▶ [Task objective]:
Begin with the first line and repeat exactly through the line containing "from matplotlib.transforms import"; leave every image out.
** BEGIN Supplied data **
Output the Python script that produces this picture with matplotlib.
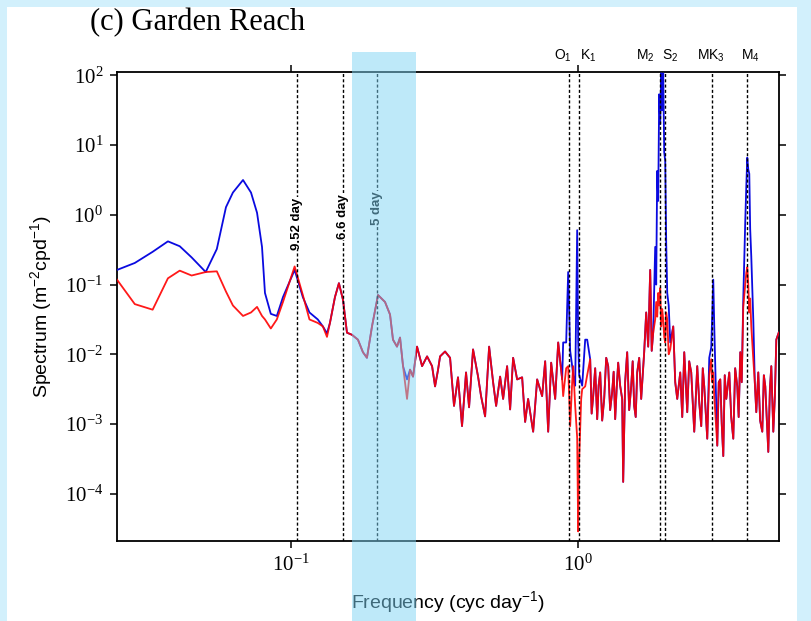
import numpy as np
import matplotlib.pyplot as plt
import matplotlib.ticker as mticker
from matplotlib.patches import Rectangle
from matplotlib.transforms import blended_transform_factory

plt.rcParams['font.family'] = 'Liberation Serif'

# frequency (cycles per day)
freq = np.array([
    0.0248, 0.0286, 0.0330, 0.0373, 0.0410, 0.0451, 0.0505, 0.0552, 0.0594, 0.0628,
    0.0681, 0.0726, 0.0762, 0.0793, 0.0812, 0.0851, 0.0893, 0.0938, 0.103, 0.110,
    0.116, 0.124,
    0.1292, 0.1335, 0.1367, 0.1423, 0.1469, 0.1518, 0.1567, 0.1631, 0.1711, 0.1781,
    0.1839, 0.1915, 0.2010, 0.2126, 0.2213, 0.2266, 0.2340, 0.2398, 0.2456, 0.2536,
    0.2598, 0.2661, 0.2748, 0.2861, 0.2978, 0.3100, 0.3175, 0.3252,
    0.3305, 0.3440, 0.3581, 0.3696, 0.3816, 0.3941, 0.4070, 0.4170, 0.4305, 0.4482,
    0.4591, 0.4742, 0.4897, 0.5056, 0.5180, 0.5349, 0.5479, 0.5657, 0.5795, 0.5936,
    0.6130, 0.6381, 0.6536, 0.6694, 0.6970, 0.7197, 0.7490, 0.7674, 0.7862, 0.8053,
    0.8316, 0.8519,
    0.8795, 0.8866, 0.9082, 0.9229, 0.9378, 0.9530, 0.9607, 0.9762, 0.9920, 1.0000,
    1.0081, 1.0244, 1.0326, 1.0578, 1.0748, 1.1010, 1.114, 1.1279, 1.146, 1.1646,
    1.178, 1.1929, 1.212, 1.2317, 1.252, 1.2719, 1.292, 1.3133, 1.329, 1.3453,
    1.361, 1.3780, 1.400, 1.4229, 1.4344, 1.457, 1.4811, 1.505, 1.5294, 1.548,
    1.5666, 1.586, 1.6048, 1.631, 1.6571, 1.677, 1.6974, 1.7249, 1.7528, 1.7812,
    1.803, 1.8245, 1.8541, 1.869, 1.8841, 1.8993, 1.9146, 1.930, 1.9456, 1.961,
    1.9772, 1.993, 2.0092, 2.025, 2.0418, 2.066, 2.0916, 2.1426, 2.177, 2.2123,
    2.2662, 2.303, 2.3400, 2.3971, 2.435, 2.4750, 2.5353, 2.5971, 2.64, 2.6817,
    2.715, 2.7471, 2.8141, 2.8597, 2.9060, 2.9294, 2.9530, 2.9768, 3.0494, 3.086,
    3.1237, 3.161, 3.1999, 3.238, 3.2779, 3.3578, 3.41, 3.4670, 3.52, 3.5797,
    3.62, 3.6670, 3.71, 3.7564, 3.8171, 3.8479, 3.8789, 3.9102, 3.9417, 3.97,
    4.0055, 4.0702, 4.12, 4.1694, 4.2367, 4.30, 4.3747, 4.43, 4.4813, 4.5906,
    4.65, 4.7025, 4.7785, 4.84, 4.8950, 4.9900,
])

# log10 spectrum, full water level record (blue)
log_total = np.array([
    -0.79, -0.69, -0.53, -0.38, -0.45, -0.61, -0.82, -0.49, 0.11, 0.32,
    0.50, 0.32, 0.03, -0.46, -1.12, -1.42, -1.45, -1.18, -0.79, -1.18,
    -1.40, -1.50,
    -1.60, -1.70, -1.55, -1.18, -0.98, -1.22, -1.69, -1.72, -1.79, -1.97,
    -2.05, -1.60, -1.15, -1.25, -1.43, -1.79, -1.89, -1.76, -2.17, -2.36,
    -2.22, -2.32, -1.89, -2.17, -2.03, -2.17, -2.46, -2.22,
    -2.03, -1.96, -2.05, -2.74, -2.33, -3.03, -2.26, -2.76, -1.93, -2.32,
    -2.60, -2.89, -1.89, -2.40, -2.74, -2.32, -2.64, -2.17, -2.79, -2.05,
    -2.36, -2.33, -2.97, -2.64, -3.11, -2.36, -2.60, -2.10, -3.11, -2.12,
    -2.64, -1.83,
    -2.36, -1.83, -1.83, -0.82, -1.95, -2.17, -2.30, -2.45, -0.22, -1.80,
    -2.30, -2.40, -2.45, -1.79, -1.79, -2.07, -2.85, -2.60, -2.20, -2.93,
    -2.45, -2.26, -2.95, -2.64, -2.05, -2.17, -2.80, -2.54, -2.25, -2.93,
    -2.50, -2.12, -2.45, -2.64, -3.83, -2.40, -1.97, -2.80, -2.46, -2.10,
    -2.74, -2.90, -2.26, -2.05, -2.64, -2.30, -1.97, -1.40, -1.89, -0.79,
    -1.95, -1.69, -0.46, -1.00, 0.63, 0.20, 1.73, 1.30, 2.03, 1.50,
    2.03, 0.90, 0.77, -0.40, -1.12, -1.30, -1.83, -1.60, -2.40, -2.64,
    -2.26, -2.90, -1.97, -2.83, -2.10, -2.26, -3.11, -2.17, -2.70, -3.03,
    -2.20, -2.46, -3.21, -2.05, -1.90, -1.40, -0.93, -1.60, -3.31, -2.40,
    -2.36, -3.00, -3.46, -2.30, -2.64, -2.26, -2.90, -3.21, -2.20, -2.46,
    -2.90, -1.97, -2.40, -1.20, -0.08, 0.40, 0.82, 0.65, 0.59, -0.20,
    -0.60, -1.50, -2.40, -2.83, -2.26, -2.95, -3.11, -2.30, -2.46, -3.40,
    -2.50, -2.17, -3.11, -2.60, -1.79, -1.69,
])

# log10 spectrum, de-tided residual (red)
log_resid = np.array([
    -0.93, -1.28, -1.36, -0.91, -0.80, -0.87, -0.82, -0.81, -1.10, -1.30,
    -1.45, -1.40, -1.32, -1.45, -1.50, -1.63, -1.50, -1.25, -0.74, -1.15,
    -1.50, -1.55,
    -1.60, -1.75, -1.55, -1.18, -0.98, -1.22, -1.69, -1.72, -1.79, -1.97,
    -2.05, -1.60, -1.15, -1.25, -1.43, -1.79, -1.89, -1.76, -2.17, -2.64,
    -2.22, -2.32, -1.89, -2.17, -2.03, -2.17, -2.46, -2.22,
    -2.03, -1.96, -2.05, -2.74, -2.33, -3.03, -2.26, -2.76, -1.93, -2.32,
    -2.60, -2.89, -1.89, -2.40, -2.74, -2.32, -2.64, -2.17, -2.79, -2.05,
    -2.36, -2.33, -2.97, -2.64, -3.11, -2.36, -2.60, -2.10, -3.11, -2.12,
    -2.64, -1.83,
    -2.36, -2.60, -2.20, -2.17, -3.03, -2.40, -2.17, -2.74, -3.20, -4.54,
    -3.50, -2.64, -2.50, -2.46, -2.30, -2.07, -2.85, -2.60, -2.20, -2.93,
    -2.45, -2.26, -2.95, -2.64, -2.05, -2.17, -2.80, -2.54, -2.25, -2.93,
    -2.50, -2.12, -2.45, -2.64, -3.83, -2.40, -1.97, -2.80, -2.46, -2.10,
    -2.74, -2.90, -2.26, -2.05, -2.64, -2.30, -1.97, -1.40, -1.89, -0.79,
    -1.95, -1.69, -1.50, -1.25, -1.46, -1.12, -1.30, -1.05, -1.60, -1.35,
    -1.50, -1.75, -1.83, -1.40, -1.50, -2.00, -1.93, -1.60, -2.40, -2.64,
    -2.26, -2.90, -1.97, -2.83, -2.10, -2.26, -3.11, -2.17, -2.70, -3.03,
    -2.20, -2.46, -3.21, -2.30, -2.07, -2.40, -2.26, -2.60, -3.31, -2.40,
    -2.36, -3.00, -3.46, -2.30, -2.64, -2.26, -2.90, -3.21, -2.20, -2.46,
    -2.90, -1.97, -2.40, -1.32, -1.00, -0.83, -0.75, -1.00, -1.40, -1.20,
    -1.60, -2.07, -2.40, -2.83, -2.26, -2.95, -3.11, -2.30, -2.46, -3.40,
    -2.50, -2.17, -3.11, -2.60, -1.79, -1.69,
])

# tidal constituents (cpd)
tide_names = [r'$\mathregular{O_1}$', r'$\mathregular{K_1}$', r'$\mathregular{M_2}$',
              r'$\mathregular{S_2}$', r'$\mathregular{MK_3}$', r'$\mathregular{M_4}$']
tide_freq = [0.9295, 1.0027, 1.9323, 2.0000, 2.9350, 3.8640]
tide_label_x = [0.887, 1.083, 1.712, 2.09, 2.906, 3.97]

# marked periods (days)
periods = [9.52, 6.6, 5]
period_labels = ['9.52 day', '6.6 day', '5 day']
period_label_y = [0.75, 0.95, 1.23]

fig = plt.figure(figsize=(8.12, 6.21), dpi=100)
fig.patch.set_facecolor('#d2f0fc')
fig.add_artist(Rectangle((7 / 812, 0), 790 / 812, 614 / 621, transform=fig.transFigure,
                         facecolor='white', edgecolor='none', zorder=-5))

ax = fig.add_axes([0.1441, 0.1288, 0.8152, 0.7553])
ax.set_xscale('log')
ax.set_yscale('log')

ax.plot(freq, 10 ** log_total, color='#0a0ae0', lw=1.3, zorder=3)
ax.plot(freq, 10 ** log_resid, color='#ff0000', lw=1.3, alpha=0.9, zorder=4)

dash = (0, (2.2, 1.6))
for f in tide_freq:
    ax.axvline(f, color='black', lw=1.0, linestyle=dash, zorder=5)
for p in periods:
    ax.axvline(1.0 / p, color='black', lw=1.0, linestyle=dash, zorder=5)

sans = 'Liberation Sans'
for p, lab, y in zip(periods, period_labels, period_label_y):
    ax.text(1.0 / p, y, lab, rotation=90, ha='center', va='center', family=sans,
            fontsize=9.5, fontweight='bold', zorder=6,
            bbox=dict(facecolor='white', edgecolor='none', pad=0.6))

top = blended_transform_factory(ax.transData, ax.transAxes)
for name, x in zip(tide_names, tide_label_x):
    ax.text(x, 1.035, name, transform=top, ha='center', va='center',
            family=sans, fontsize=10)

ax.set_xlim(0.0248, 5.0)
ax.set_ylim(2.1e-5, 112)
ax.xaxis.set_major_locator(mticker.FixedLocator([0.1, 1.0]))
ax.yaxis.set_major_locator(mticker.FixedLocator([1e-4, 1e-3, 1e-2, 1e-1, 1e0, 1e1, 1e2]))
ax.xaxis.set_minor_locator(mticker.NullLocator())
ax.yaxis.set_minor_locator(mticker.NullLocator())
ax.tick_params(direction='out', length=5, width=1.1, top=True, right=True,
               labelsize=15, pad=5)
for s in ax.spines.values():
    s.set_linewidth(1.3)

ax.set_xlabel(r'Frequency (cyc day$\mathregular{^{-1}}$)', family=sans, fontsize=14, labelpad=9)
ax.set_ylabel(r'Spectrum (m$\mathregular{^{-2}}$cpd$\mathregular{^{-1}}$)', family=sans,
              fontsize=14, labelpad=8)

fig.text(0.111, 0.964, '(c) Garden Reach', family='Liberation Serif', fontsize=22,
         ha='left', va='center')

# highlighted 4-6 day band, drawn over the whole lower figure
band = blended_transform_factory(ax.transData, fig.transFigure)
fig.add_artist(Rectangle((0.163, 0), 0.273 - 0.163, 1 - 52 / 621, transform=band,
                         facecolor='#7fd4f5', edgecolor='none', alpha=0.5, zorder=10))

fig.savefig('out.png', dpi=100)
** END Supplied data **
▶ [Finished answer]:
Output the Python script that produces this picture with matplotlib.
import numpy as np
import matplotlib.pyplot as plt
import matplotlib.ticker as mticker
from matplotlib.patches import Rectangle
from matplotlib.transforms import blended_transform_factory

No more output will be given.